Заговор? Завуалированное убийство?  Или самоубийство? Или: двое влюбленных (чьи тела так никогда и не были представлены следствию) решили сбежать от всех и вся – в «подводный мир» своей любви, инсценировав «утопление»?…

Какое это было замечательное существо! С большого разбега она взвивалась на высоту… Кто покупает наше сердце, как человек, а не только как артист, становится близким, родным…Ялики веслами машут, как крыльями…

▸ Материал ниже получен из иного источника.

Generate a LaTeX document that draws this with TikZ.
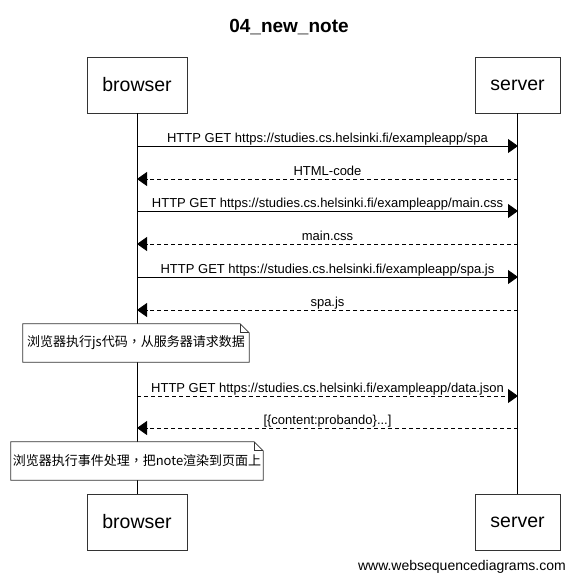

Угрюмый лодочник, оставь свое весло! Смилуйся на этот раз, Харон Фонтанки!

Эхо-магнит

Есть в этих коллизиях нечто, поднимающее их высоко по питерской шкале наводнений (намоднений!) –  они становятся фактом искусства.

Поэт Михаил Кузмин, гость фэнсиона Трапеция, бередит эту историю (бредит ей) в своей поэме «Форель»:
   
Уносится тайком чужой портфель,
Подносится отравленная роза,
И пузырьками булькает со дна
Возмездие тяжелым водолазом.
Следят за тактом мертвые глаза,
И сумочку волною не колышет…

Сумочка Лидии Ивановой (с зеркальцем внутри) могла бы стать экспонатом музея Петербургского Зазеркалья.

Балерина превратилась в русалочку, речную деву Безымянного ерика – одну из тех, кто на Аничковом мосту держит в руках герб Петербурга.